[INSTRUCTIONS TO FOLLOW]
Write out every line of the material as it stands, apart from the pictures.

::::::

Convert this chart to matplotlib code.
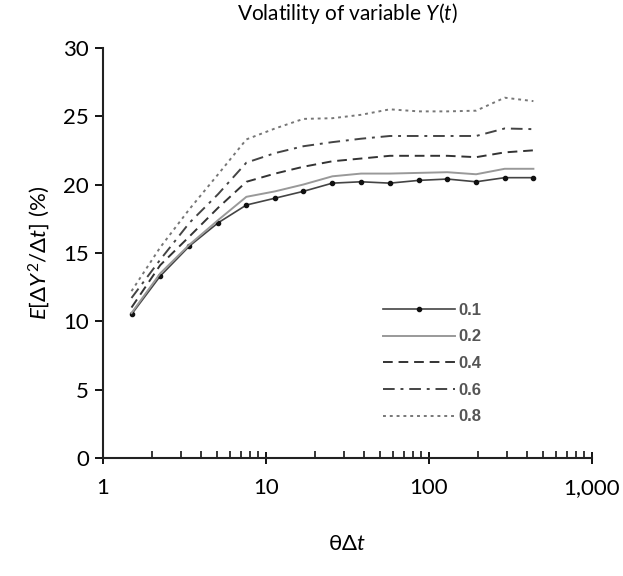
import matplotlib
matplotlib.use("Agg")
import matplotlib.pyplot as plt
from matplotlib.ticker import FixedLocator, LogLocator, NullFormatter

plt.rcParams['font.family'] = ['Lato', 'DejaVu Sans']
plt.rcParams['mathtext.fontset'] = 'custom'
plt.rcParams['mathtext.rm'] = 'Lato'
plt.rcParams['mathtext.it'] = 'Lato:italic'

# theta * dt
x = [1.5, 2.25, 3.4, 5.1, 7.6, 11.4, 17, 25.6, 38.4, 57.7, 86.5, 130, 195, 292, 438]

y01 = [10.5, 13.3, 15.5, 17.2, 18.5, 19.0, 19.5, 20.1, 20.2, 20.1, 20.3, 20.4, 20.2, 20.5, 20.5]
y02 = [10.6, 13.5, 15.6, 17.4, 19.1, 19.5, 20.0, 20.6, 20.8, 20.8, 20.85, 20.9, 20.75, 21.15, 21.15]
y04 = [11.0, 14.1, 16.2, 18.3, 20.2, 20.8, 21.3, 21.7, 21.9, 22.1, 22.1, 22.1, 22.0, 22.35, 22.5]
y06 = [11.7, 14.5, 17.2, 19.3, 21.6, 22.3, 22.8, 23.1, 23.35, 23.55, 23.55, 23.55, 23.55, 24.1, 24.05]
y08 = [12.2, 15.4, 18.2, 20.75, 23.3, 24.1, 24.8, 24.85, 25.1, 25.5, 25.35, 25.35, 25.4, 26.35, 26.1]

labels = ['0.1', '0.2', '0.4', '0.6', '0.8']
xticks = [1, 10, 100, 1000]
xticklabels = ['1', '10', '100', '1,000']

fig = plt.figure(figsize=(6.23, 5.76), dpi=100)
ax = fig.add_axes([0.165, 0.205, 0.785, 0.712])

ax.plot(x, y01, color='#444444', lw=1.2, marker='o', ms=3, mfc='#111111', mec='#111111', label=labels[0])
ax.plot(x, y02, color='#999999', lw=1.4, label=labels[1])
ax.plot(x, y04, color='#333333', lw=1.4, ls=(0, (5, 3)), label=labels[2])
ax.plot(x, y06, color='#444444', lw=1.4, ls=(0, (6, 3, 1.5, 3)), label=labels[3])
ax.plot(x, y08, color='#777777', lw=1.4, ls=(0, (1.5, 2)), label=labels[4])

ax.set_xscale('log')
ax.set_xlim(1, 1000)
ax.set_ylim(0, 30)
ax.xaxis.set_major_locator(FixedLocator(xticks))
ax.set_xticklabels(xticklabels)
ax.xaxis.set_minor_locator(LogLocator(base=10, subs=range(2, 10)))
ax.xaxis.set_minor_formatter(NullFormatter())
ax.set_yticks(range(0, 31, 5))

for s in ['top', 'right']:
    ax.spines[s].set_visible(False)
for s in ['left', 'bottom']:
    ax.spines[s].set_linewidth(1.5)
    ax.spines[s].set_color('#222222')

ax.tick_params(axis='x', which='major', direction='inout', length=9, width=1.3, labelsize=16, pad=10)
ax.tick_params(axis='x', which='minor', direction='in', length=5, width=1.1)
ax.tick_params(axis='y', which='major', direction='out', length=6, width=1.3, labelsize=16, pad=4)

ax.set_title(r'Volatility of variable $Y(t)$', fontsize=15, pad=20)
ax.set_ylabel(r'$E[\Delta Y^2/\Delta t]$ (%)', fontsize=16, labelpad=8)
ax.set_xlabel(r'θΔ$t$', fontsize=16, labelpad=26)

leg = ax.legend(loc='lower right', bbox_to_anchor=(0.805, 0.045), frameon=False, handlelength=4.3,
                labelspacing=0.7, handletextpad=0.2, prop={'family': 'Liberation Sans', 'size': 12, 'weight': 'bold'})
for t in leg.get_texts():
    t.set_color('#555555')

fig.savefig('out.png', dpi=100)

::::::

[RESULT OF THE TASK]
Convert this chart to matplotlib code.
import matplotlib
matplotlib.use("Agg")
import matplotlib.pyplot as plt
from matplotlib.ticker import FixedLocator, LogLocator, NullFormatter

plt.rcParams['font.family'] = ['Lato', 'DejaVu Sans']
plt.rcParams['mathtext.fontset'] = 'custom'
plt.rcParams['mathtext.rm'] = 'Lato'
plt.rcParams['mathtext.it'] = 'Lato:italic'

# theta * dt
x = [1.5, 2.25, 3.4, 5.1, 7.6, 11.4, 17, 25.6, 38.4, 57.7, 86.5, 130, 195, 292, 438]

y01 = [10.5, 13.3, 15.5, 17.2, 18.5, 19.0, 19.5, 20.1, 20.2, 20.1, 20.3, 20.4, 20.2, 20.5, 20.5]
y02 = [10.6, 13.5, 15.6, 17.4, 19.1, 19.5, 20.0, 20.6, 20.8, 20.8, 20.85, 20.9, 20.75, 21.15, 21.15]
y04 = [11.0, 14.1, 16.2, 18.3, 20.2, 20.8, 21.3, 21.7, 21.9, 22.1, 22.1, 22.1, 22.0, 22.35, 22.5]
y06 = [11.7, 14.5, 17.2, 19.3, 21.6, 22.3, 22.8, 23.1, 23.35, 23.55, 23.55, 23.55, 23.55, 24.1, 24.05]
y08 = [12.2, 15.4, 18.2, 20.75, 23.3, 24.1, 24.8, 24.85, 25.1, 25.5, 25.35, 25.35, 25.4, 26.35, 26.1]

labels = ['0.1', '0.2', '0.4', '0.6', '0.8']
xticks = [1, 10, 100, 1000]
xticklabels = ['1', '10', '100', '1,000']

fig = plt.figure(figsize=(6.23, 5.76), dpi=100)
ax = fig.add_axes([0.165, 0.205, 0.785, 0.712])

ax.plot(x, y01, color='#444444', lw=1.2, marker='o', ms=3, mfc='#111111', mec='#111111', label=labels[0])
ax.plot(x, y02, color='#999999', lw=1.4, label=labels[1])
ax.plot(x, y04, color='#333333', lw=1.4, ls=(0, (5, 3)), label=labels[2])
ax.plot(x, y06, color='#444444', lw=1.4, ls=(0, (6, 3, 1.5, 3)), label=labels[3])
ax.plot(x, y08, color='#777777', lw=1.4, ls=(0, (1.5, 2)), label=labels[4])

ax.set_xscale('log')
ax.set_xlim(1, 1000)
ax.set_ylim(0, 30)
ax.xaxis.set_major_locator(FixedLocator(xticks))
ax.set_xticklabels(xticklabels)
ax.xaxis.set_minor_locator(LogLocator(base=10, subs=range(2, 10)))
ax.xaxis.set_minor_formatter(NullFormatter())
ax.set_yticks(range(0, 31, 5))

for s in ['top', 'right']:
    ax.spines[s].set_visible(False)
for s in ['left', 'bottom']:
    ax.spines[s].set_linewidth(1.5)
    ax.spines[s].set_color('#222222')

ax.tick_params(axis='x', which='major', direction='inout', length=9, width=1.3, labelsize=16, pad=10)
ax.tick_params(axis='x', which='minor', direction='in', length=5, width=1.1)
ax.tick_params(axis='y', which='major', direction='out', length=6, width=1.3, labelsize=16, pad=4)

ax.set_title(r'Volatility of variable $Y(t)$', fontsize=15, pad=20)
ax.set_ylabel(r'$E[\Delta Y^2/\Delta t]$ (%)', fontsize=16, labelpad=8)
ax.set_xlabel(r'θΔ$t$', fontsize=16, labelpad=26)

leg = ax.legend(loc='lower right', bbox_to_anchor=(0.805, 0.045), frameon=False, handlelength=4.3,
                labelspacing=0.7, handletextpad=0.2, prop={'family': 'Liberation Sans', 'size': 12, 'weight': 'bold'})
for t in leg.get_texts():
    t.set_color('#555555')

fig.savefig('out.png', dpi=100)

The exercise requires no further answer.